Looking back today, over a year later, I would have made the same decision to have a natural delivery. Even in my late teens and early twenties, I knew I wanted to have my children naturally. And at 26, when I found out I was pregnant, when people told me, “You definitely want the drugs,” that didn’t change my mind.
After what seemed to be so long, nine months passed and I was two days overdue. My doctor told me if I didn’t go into labor in the next two days, she was going to have to induce me. I had heard that being induced usually made labor harder and more painful. Knowing this, I really wanted my baby to come without having to be induced.
That week, I did have very dull back aches, but they didn’t bother me.

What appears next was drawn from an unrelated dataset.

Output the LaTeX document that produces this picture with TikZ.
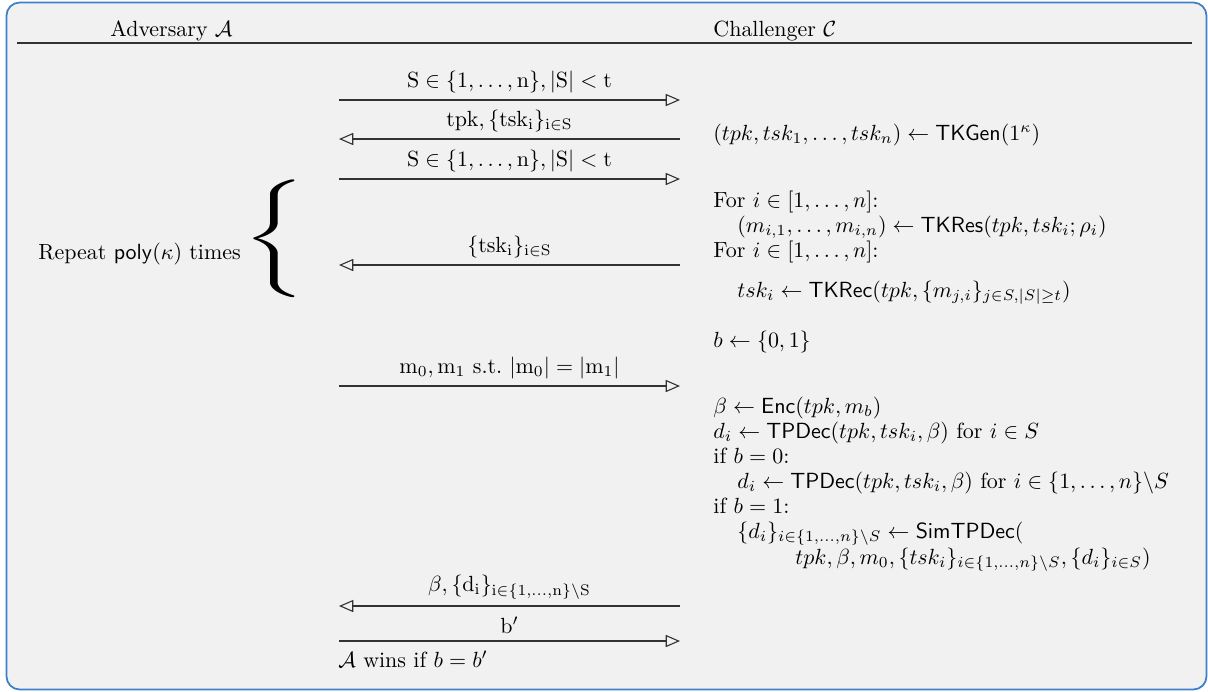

I was so large and just couldn't get comfortable in any position to sit or sleep. We had just gotten new carpet in our bedroom and it was October 13. I was relaxing and watching some movies. Throughout the day, I had sharp pains, sort of like period cramps but these were isolated to one area. I started getting nervous because I knew my baby would be here soon.
Later that night, after much tossing and turning, I decided to take a hot shower to relax my muscles so I could try to get some sleep. I walked into our bedroom and sat on our newly-carpeted floor to read some more of my baby book. All of a sudden the water gushed from me! I do recall a very slight popping sound.
We called my doctor, only to learn she was out of town on an emergency! I would have an on-call OB! The fear in me grew more; I wasn't sure I could do this without her walking me through it! The nurse asked me how far apart my contractions were, and I told her I wasn’t sure I had any yet, at least none that I knew of. As I was finishing packing though, the contractions hit me. That’s when I realized, “This was it; this was real!” The contractions started about six minutes apart. I thought I would have all this in-between time, but I didn’t! My husband had to help me down our stairs, and this was a task all in itself! When the contraction would hit, I would have to stop and wait it out before I could take another step down. But I finally got down the stairs and into our truck.
My hospital was 25 minutes away. I told my husband that we were never going to make it, that I could feel the baby coming! He put on his flashers and sped up. At this time, halfway there, my contractions were about two minutes apart and growing stronger and closer together.
I kept thinking about all the labor stories, and how everyone I talked to told me about their 13, 25, or even 39 hours of labor! With me, this was not the case! It was NOW! I was shocked that everything was coming on so quickly! When I got out of the truck, I felt this drop, and it must have been the baby dropping under my pelvic bone. I knew we’d better hurry! We got up to my room; fortunately my doctor and I had already reserved it the previous day when we talked about inducing. I got into my gown and when I was checked, I was at 10 centimeters! It was go time! For a split second I wasn't sure I could do it, but it was too late for pain medication! It was time to push! The nurse ran out in the hall and told the doctor to come in, shouting, "I can see the baby's hair!" The doctor told me to push. I had one nurse on each side holding a leg, and my husband holding my hand, offering encouraging words. There was so much pressure, and it seemed like more pressure than pain at this point. With my first push, I kept my whole body completely relaxed except for the muscles I needed to use down below, and out came my son’s head. It felt so good! How could it feel so good? It relieved so much pressure that it was like a sigh of relief! With my second push, I almost completely stopped, and for a slight moment I didn't think I had it in me. Then I pushed again, with all I had, and he came out even more. Though I didn't feel this because of all the pressure, I did tear in three places. Sometimes tearing is just going to happen no matter what. Then the doctor said the best thing, “One more slow push,” and that was it! There was my beautiful little boy, Jonathan, all eight-pounds, one-ounce of him! He was so beautiful, I didn't feel any pain or discomfort any more! I looked into his eyes and looking at him took all that pain away! The only medication I asked for was a local to numb me while my tears were being repaired.
Would I do it naturally again? Absolutely! It’s funny how much more you appreciate what your body can do after you have had a child!